Consequently the add with carry (adc) will add one to the result
only if the carry bit was set. A neat trick which avoids a jump, but not
so much thread safe: if you are interrupted after the cmp but before
the mov store you can write back the wrong value. Most people
(including me till 5 minutes ago) looking at the code would assume that
it was safe on the theory that acquires_count is not touched if you
don't have the lock because it is inside the if statement.
Interestingly, the Intel compiler does the simpler jump method
push <mutex> ; push argument
call <pthread_mutex_trylock>
pop %ecx ; get return addr on top
test %eax,%eax ; AND %eax,%eax
jne <trylock+0x16> --------+ ; if that wasn't 0, jump out
addl $0x1,<acquires_count> |
ret <-------+ ; done!
Frankly I have no idea which one is faster/better (I would guess the
second one because you don't always dirty a cache line, but you'd have
to measure that against the cost of the branch) but obviously GCC thinks
one thing and Intel thinks another and I bet if you put them in a room
together you would end up with 3 opinions! I think the major point is
that once upon a time it was mostly people writing kernels doing things
like accessing I/O ports or other memory mapped areas that needed to be
very careful the compiler didn't optimise out (or in) something
incorrectly. With multi-threaded C code that problem moves up to the
application developer too.
A different instruction set can help here. The Itanium version is
possibly less prone to this sort of thing because predication makes it
faster to implement conditional branches -- any instruction with a
predicate that is not set is skipped. The load and add is safe because
it will only be done with the lock held.
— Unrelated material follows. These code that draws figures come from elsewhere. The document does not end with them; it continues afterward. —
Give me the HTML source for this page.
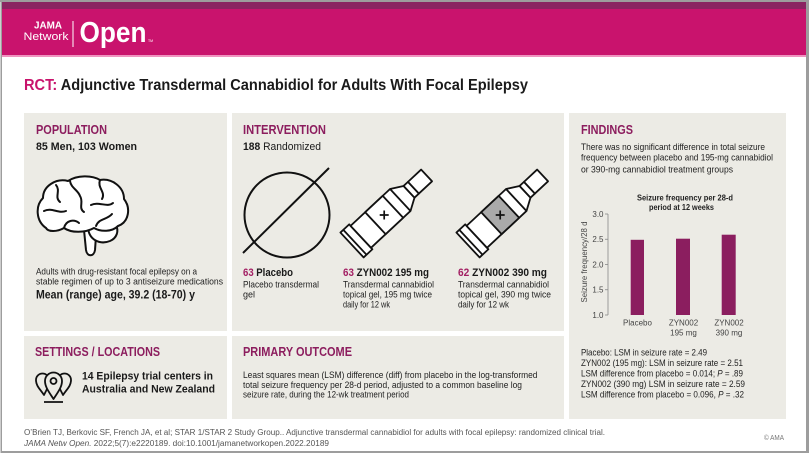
<!DOCTYPE html>
<html><head><meta charset="utf-8">
<style>
html,body{margin:0;padding:0;background:#fff;}
svg{display:block;}
text{font-family:"Liberation Sans",Arial,sans-serif;}
</style></head>
<body>
<svg width="810" height="457" viewBox="0 0 810 457" xmlns="http://www.w3.org/2000/svg">
<rect width="810" height="457" fill="#fff"/>
<!-- frame -->
<rect x="0" y="0" width="809" height="2" fill="#9d9d9d"/>
<rect x="0.5" y="0" width="1.5" height="453" fill="#9d9d9d"/>
<rect x="806" y="0" width="3" height="453" fill="#9d9d9d"/>
<rect x="0.5" y="451" width="808.5" height="2" fill="#9d9d9d"/>
<!-- header -->
<rect x="2" y="2" width="804" height="7" fill="#8a2461"/>
<rect x="2" y="9" width="804" height="46" fill="#c9136d"/>
<rect x="2" y="55" width="804" height="2" fill="#ef93bf"/>
<text x="62" y="28.5" font-size="9.8" font-weight="bold" fill="#fff" text-anchor="end" textLength="28" lengthAdjust="spacingAndGlyphs">JAMA</text>
<text x="23.5" y="40" font-size="11" fill="#fff" textLength="45" lengthAdjust="spacingAndGlyphs">Network</text>
<line x1="73" y1="21" x2="73" y2="47" stroke="#fff" stroke-width="1"/>
<text x="79.5" y="42" font-size="29" font-weight="bold" fill="#fff" textLength="67" lengthAdjust="spacingAndGlyphs">Open</text>
<text x="148" y="42" font-size="3.5" fill="#fff">TM</text>

<!-- title -->
<text x="24" y="90" font-size="15.5" font-weight="bold" textLength="504" lengthAdjust="spacingAndGlyphs"><tspan fill="#c8136c">RCT:</tspan><tspan fill="#1a1a1a"> Adjunctive Transdermal Cannabidiol for Adults With Focal Epilepsy</tspan></text>

<!-- panels -->
<rect x="24" y="113" width="203" height="218" fill="#ecebe5"/>
<rect x="232" y="113" width="332" height="218" fill="#ecebe5"/>
<rect x="569" y="113" width="217" height="306" fill="#ecebe5"/>
<rect x="24" y="336" width="203" height="83" fill="#ecebe5"/>
<rect x="232" y="336" width="332" height="83" fill="#ecebe5"/>

<!-- headings -->
<g font-size="12.5" font-weight="bold" fill="#8c1d5e">
<text x="36" y="134" textLength="71" lengthAdjust="spacingAndGlyphs">POPULATION</text>
<text x="243" y="134" textLength="83" lengthAdjust="spacingAndGlyphs">INTERVENTION</text>
<text x="581" y="134" textLength="52" lengthAdjust="spacingAndGlyphs">FINDINGS</text>
<text x="35" y="356" textLength="125" lengthAdjust="spacingAndGlyphs">SETTINGS / LOCATIONS</text>
<text x="243" y="356" textLength="109" lengthAdjust="spacingAndGlyphs">PRIMARY OUTCOME</text>
</g>

<!-- population -->
<text x="36" y="150" font-size="11" font-weight="bold" fill="#1a1a1a" textLength="101" lengthAdjust="spacingAndGlyphs">85 Men, 103 Women</text>
<g stroke="#111" stroke-width="2" fill="#fff" stroke-linecap="round" stroke-linejoin="round">
<path d="M84 230 L86 250 C87 257, 94 257, 95 250 L96 236"/>
<path d="M88 226 C88 240, 100 245, 110 241 C117 238, 119 231, 116 225"/>
<path d="M46 228 C36 221, 35 206, 43 198 C43 186, 56 178, 68 181 C77 175, 92 175, 100 180 C112 178, 124 187, 124 199 C131 208, 129 222, 118 226 C112 232, 101 232, 94 228 C85 233, 71 233, 64 228 C57 232, 48 232, 46 228 Z"/>
<g fill="none">
<path d="M56 185 C61 191, 54 197, 60 202"/>
<path d="M70 181 C71 188, 78 190, 80 196 C84 202, 78 208, 84 212"/>
<path d="M100 180 C97 188, 106 192, 102 199"/>
<path d="M44 211 C52 207, 58 214, 66 211"/>
<path d="M64 228 C66 220, 74 219, 79 223"/>
<path d="M91 205 C99 201, 107 208, 113 203"/>
<path d="M112 214 C107 220, 99 218, 96 226"/>
</g>
</g>
<g font-size="9" fill="#222">
<text x="36" y="274.7" textLength="161" lengthAdjust="spacingAndGlyphs">Adults with drug-resistant focal epilepsy on a</text>
<text x="36" y="284.3" textLength="187" lengthAdjust="spacingAndGlyphs">stable regimen of up to 3 antiseizure medications</text>
</g>
<text x="36" y="298.3" font-size="11.5" font-weight="bold" fill="#1a1a1a" textLength="159" lengthAdjust="spacingAndGlyphs">Mean (range) age, 39.2 (18-70) y</text>

<!-- intervention -->
<text x="243" y="150" font-size="11" fill="#1a1a1a" textLength="78" lengthAdjust="spacingAndGlyphs"><tspan font-weight="bold">188</tspan> Randomized</text>
<g stroke="#111" stroke-width="2" fill="none">
<circle cx="287" cy="215" r="42.5"/>
<line x1="243" y1="253" x2="329" y2="168"/>
</g>
<g transform="translate(352,245) rotate(-43)" stroke="#111" stroke-width="1.8" fill="#fff" stroke-linejoin="round">
<rect x="0" y="-17" width="12" height="34"/>
<line x1="4" y1="-17" x2="4" y2="17"/>
<path d="M12 -15 H66 L78 -8 V8 L66 15 H12 Z"/>
<line x1="66" y1="-15" x2="66" y2="15"/>
<rect x="32" y="-15" width="24" height="30" fill="#fff"/>
<rect x="78" y="-8" width="6" height="16"/>
<rect x="84" y="-8" width="18" height="16"/>
</g>
<path d="M384.2 210.5 V219.5 M379.7 215 H388.7" stroke="#111" stroke-width="1.7"/>
<g transform="translate(468,245) rotate(-43)" stroke="#111" stroke-width="1.8" fill="#fff" stroke-linejoin="round">
<rect x="0" y="-17" width="12" height="34"/>
<line x1="4" y1="-17" x2="4" y2="17"/>
<path d="M12 -15 H66 L78 -8 V8 L66 15 H12 Z"/>
<line x1="66" y1="-15" x2="66" y2="15"/>
<rect x="32" y="-15" width="24" height="30" fill="#aaaaaa"/>
<rect x="78" y="-8" width="6" height="16"/>
<rect x="84" y="-8" width="18" height="16"/>
</g>
<path d="M500.2 210.5 V219.5 M495.7 215 H504.7" stroke="#111" stroke-width="1.7"/>

<g font-size="11" font-weight="bold" fill="#1a1a1a">
<text x="243" y="276" textLength="50" lengthAdjust="spacingAndGlyphs"><tspan fill="#a21e62">63</tspan> Placebo</text>
<text x="343" y="276" textLength="86" lengthAdjust="spacingAndGlyphs"><tspan fill="#a21e62">63</tspan> ZYN002 195 mg</text>
<text x="458" y="276" textLength="89" lengthAdjust="spacingAndGlyphs"><tspan fill="#a21e62">62</tspan> ZYN002 390 mg</text>
</g>
<g font-size="9" fill="#222">
<text x="243" y="287.5" textLength="76" lengthAdjust="spacingAndGlyphs">Placebo transdermal</text>
<text x="243" y="297.5">gel</text>
<text x="343" y="287.5" textLength="91" lengthAdjust="spacingAndGlyphs">Transdermal cannabidiol</text>
<text x="343" y="297.5" textLength="89" lengthAdjust="spacingAndGlyphs">topical gel, 195 mg twice</text>
<text x="343" y="307.5" textLength="47" lengthAdjust="spacingAndGlyphs">daily for 12 wk</text>
<text x="458" y="287.5" textLength="91" lengthAdjust="spacingAndGlyphs">Transdermal cannabidiol</text>
<text x="458" y="297.5" textLength="93" lengthAdjust="spacingAndGlyphs">topical gel, 390 mg twice</text>
<text x="458" y="307.5" textLength="51" lengthAdjust="spacingAndGlyphs">daily for 12 wk</text>
</g>

<!-- findings -->
<g font-size="9.2" fill="#222">
<text x="581" y="150" textLength="184" lengthAdjust="spacingAndGlyphs">There was no significant difference in total seizure</text>
<text x="581" y="160.7" textLength="192" lengthAdjust="spacingAndGlyphs">frequency between placebo and 195-mg cannabidiol</text>
<text x="581" y="172.3" textLength="152" lengthAdjust="spacingAndGlyphs">or 390-mg cannabidiol treatment groups</text>
</g>
<g font-size="8.3" font-weight="bold" fill="#222" text-anchor="middle">
<text x="685" y="200.5" textLength="96" lengthAdjust="spacingAndGlyphs">Seizure frequency per 28-d</text>
<text x="681.5" y="210" textLength="65" lengthAdjust="spacingAndGlyphs">period at 12 weeks</text>
</g>
<line x1="608" y1="214" x2="608" y2="315" stroke="#888" stroke-width="0.8"/>
<g stroke="#888" stroke-width="0.8">
<line x1="605" y1="214" x2="608" y2="214"/>
<line x1="605" y1="239.25" x2="608" y2="239.25"/>
<line x1="605" y1="264.5" x2="608" y2="264.5"/>
<line x1="605" y1="289.75" x2="608" y2="289.75"/>
<line x1="605" y1="315" x2="608" y2="315"/>
</g>
<g font-size="8" fill="#444" text-anchor="end">
<text x="603.5" y="217">3.0</text>
<text x="603.5" y="242.2">2.5</text>
<text x="603.5" y="267.5">2.0</text>
<text x="603.5" y="292.7">1.5</text>
<text x="603.5" y="318">1.0</text>
</g>
<text x="587" y="262" font-size="8" fill="#444" text-anchor="middle" transform="rotate(-90 587 262)" textLength="81" lengthAdjust="spacingAndGlyphs">Seizure frequency/28 d</text>
<g fill="#8b1e5f">
<rect x="630.7" y="239.8" width="13.3" height="75.2"/>
<rect x="676" y="238.7" width="14" height="76.3"/>
<rect x="721.7" y="234.7" width="14" height="80.3"/>
</g>
<g font-size="8" fill="#444" text-anchor="middle">
<text x="637.5" y="325.5">Placebo</text>
<text x="683.5" y="325.5">ZYN002</text>
<text x="683.5" y="335.5">195 mg</text>
<text x="729" y="325.5">ZYN002</text>
<text x="729" y="335.5">390 mg</text>
</g>
<g font-size="9.2" fill="#222">
<text x="581" y="355.7" textLength="126" lengthAdjust="spacingAndGlyphs">Placebo: LSM in seizure rate = 2.49</text>
<text x="581" y="366" textLength="162" lengthAdjust="spacingAndGlyphs">ZYN002 (195 mg): LSM in seizure rate = 2.51</text>
<text x="581" y="376.7" textLength="162" lengthAdjust="spacingAndGlyphs">LSM difference from placebo = 0.014; <tspan font-style="italic">P</tspan> = .89</text>
<text x="581" y="387" textLength="164" lengthAdjust="spacingAndGlyphs">ZYN002 (390 mg) LSM in seizure rate = 2.59</text>
<text x="581" y="397.7" textLength="163" lengthAdjust="spacingAndGlyphs">LSM difference from placebo = 0.096, <tspan font-style="italic">P</tspan> = .32</text>
</g>

<!-- settings -->
<g stroke="#111" stroke-width="1.8" fill="#ecebe5" stroke-linejoin="round">
<path d="M44 395 C40 389, 36 386, 36 380 A6.5 6.5 0 1 1 49 380 C49 386, 47 389, 44 395 Z"/>
<path d="M63 395 C60 389, 58 386, 58 380 A6.5 6.5 0 1 1 71 380 C71 386, 67 389, 63 395 Z"/>
<path d="M53.5 399 C49 392, 45 387, 45 381 A8.5 8.5 0 1 1 62 381 C62 387, 58 392, 53.5 399 Z"/>
<circle cx="53.5" cy="381" r="3" fill="none"/>
<line x1="44" y1="402" x2="63" y2="402"/>
</g>
<g font-size="11" font-weight="bold" fill="#1a1a1a">
<text x="82" y="379.5" textLength="131" lengthAdjust="spacingAndGlyphs">14 Epilepsy trial centers in</text>
<text x="82" y="392.7" textLength="133" lengthAdjust="spacingAndGlyphs">Australia and New Zealand</text>
</g>

<!-- primary outcome -->
<g font-size="8.8" fill="#222">
<text x="243" y="378" textLength="294.5" lengthAdjust="spacingAndGlyphs">Least squares mean (LSM) difference (diff) from placebo in the log-transformed</text>
<text x="243" y="388" textLength="279" lengthAdjust="spacingAndGlyphs">total seizure frequency per 28-d period, adjusted to a common baseline log</text>
<text x="243" y="397.5" textLength="166" lengthAdjust="spacingAndGlyphs">seizure rate, during the 12-wk treatment period</text>
</g>

<!-- footer -->
<g font-size="8" fill="#555">
<text x="24" y="435" textLength="581" lengthAdjust="spacingAndGlyphs">O’Brien TJ, Berkovic SF, French JA, et al; STAR 1/STAR 2 Study Group.. Adjunctive transdermal cannabidiol for adults with focal epilepsy: randomized clinical trial.</text>
<text x="24" y="446" textLength="305" lengthAdjust="spacingAndGlyphs"><tspan font-style="italic">JAMA Netw Open.</tspan> 2022;5(7):e2220189. doi:10.1001/jamanetworkopen.2022.20189</text>
</g>
<text x="764" y="440" font-size="7" fill="#777" textLength="20" lengthAdjust="spacingAndGlyphs">© AMA</text>
</svg>
</body></html>
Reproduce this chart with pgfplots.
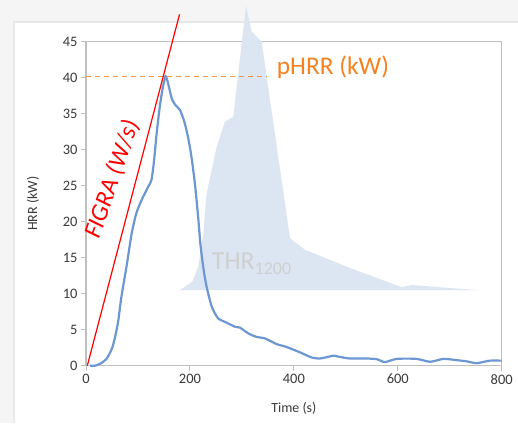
\documentclass[border=0pt]{standalone}
\usepackage{pgfplots}
\pgfplotsset{compat=1.18}
\usepackage{fontspec}
\setmainfont{Carlito}
\definecolor{hrr}{HTML}{6C97D3}
\definecolor{thr}{HTML}{DCE6F2}
\definecolor{orng}{HTML}{F79646}
\definecolor{orngtxt}{HTML}{F5821F}
\definecolor{frame}{HTML}{BFBFBF}
\definecolor{ticktxt}{HTML}{3A3A3A}
\definecolor{thrtxt}{HTML}{CFCFCF}
\begin{document}
\begin{tikzpicture}[x=1bp,y=1bp]
\useasboundingbox (0,0) rectangle (518,423);
\fill[black!4] (0,0) rectangle (518,423);
\fill[black!9] (13,0) rectangle (518,402);
\fill[white] (15,0) rectangle (518,400);
\begin{axis}[at={(86bp,57.3bp)}, anchor=south west, scale only axis,
  width=415.7bp, height=324bp,
  xmin=0, xmax=800, ymin=0, ymax=45,
  xtick={0,200,...,800}, ytick={0,5,...,45},
  axis line style={frame, line width=1.2bp},
  tick style={frame, line width=1bp}, tick align=outside, major tick length=5bp,
  tick pos=left,
  clip=false,
  /pgf/number format/assume math mode=true,
  ticklabel style={font=\fontsize{14.5}{16}\selectfont, text=ticktxt},
  xlabel={Time (s)}, ylabel={HRR (kW)},
  label style={font=\fontsize{14}{16}\selectfont, text=ticktxt},
  xlabel style={at={(axis description cs:0.5,-0.1306)}, anchor=center},
  ylabel style={at={(axis description cs:-0.1275,0.5)}, anchor=center},
]
% THR area
\addplot[fill=thr, draw=none] coordinates {
 (181,10.5)(205,11.7)(216,13.75)(226,18.4)(232,23.9)(251.5,30.4)(267.5,33.9)
 (283.5,34.6)(308,50)(319,46.4)(338,45)(392.6,17.7)(421.5,16.1)(501.7,13.75)
 (607.5,10.9)(627,11.2)(752,10.5)};
\node[anchor=base west, text=thrtxt, inner sep=0pt] at (axis cs:241.9,13.3)
 {\fontsize{26}{30}\selectfont THR\raisebox{-5bp}{\fontsize{18}{20}\selectfont 1200}};
% HRR
\addplot[hrr, line width=2.2bp, smooth, tension=0.4] coordinates {
 (8,0)(17,0)(28,0.3)(40,1.0)(50,2.4)(56,4)(62,6.2)(68,9.5)(78,13.8)(88,18.4)
 (97,21.2)(107,23)(120,24.9)(126,25.8)(131,28.5)(136,32.3)(142,36)(147,38.3)
 (153,40.2)(158,39.2)(165,37.1)(172,36.2)(181,35.5)(190,33.7)(197,31.5)(203,29)
 (210,25)(216,20.5)(220,17)(226,13.5)(232,11)(242,8.2)(254,6.6)(270,6)(287,5.4)
 (296,5.3)(312,4.5)(328,4.0)(344,3.8)(367,3.0)(386,2.6)(412,1.85)(434,1.15)
 (450,1.0)(470,1.3)(476,1.4)(490,1.2)(508,1.0)(540,1.0)(560,0.9)(575,0.5)
 (598,0.95)(636,0.95)(662,0.55)(688,0.95)(710,0.8)(733,0.6)(752,0.35)(777,0.7)(800,0.7)};
% pHRR
\addplot[orng, line width=1.5bp, dash pattern=on 5bp off 4bp] coordinates {(0,40.2)(348,40.2)};
\node[anchor=base west, text=orngtxt, inner sep=0pt] at (axis cs:367,40.5)
 {\fontsize{25.5}{28}\selectfont pHRR (kW)};
% FIGRA
\addplot[red, line width=1.2bp] coordinates {(2.5,0)(180,48.8)};
\node[text=red, rotate=71, inner sep=0pt] at (axis cs:50,25.9)
 {\fontsize{25}{28}\selectfont\itshape FIGRA (W/s)};
\end{axis}
\end{tikzpicture}
\end{document}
However, if anyone is wondering
why Itanium come with such big caches, the difference between the 6 line
version and the Itanium version below should answer that.
[MII] alloc r32=ar.pfs,4,3,0 ; alloc stack frame
mov r33=b0 ; return pointer
mov r34=r1
[MMI] addl r14=72,r1;; ; r11 = &mutex from GOT
ld8 r11=[r14] ;
nop.i 0x0;;
[MIB] mov r35=r11 ; put into argument 1
nop.i 0x0
br.call.sptk.few b0=<pthread_mutex_trylock>
[MII] cmp4.eq.unc p0,p6=r8,r0 ; if result !0, set predicate p6
mov.i ar.pfs=r32
mov r1=r34;; ; load acquires_count from GOT
[MIB] addl r10=144,r1 ;
nop.i 0x0
(p06) br.cond.dptk.few <trylock+0x80>;; ; jump to [1] if p6 set
[MII] ld4 r9=[r10]
mov b0=r33
addl r3=144,r1;;
[MMI] adds r2=1,r9;; ; acquires_count++
st4 [r3]=r2 ; save updated value
nop.i 0x0
[MIB] nop.m 0x0 ; [1]
nop.i 0x0
br.few <trylock+0x90>;; ; jump to [2]
[MII] nop.m 0x0
mov b0=r33
nop.i 0x0;;
[MIB] nop.m 0x0 ; [2]
nop.i 0x0
br.ret.sptk.many b0;;
I guess the moral of the story is that multi-threading is hard, but we
knew that anyway.